4.2. Single-Aircraft Avoidance Scenario Analysis
The results for a single-aircraft, three-thunderstorm avoidance test are shown in
Figure 1. This scenario demonstrates a flight path that would have passed through three closely spaced thunderstorm areas. After replanning with the algorithm, the aircraft successfully navigates around all three thunderstorm areas before rejoining its originally planned route.
Analysis of trajectory flyability confirms that the segment lengths meet continuous flight requirements, with no unflyable segments.
4.3. Multi-Aircraft Avoidance Scenario Analysis
This study simulates a scenario with three aircraft approaching a single thunderstorm area from three different directions (south, west, and northwest) at the same time and speed. The thunderstorm is located at the intersection of the routes of two of the aircraft, posing a high risk of flight hazard and conflict.

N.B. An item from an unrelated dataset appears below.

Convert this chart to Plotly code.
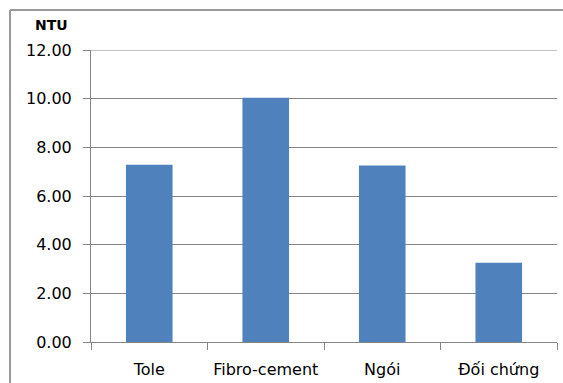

If they were to proceed directly through the risk area as planned, they would face high risk and a guaranteed conflict. Therefore, both aircraft must simultaneously detour around the thunderstorm, which still presents a high risk of conflict. Meanwhile, a third aircraft is also in the vicinity of the storm. The proposed algorithm is used to plan for all three aircraft, employing an iterative game-theoretic approach where safety separation and conflict avoidance strategies serve as constraints. After 4 iterations, the multi-aircraft avoidance test results are shown in
Figure 2.
The simulation results demonstrate that the proposed method can generate three trajectories that completely avoid the thunderstorm area from different directions while maximally preserving the original routes. Furthermore, conflicts are successfully avoided, validating the feasibility and robustness of the algorithm. The algorithm converges to a final result in 4 iterations, with computation times of 1.14 s, 0.90 s, 0.86 s, and 0.77 s, respectively, achieving trajectory planning within seconds and ensuring timeliness. The results further validate the robust convergence of this mechanism: in all tested scenarios, the algorithm consistently reached a stable state within a very small number of iterations. This efficient convergence, combined with the powerful numerical solving capabilities of the CasADi framework, ensures the method’s timeliness and reliability in handling dynamic, high-density avoidance tasks.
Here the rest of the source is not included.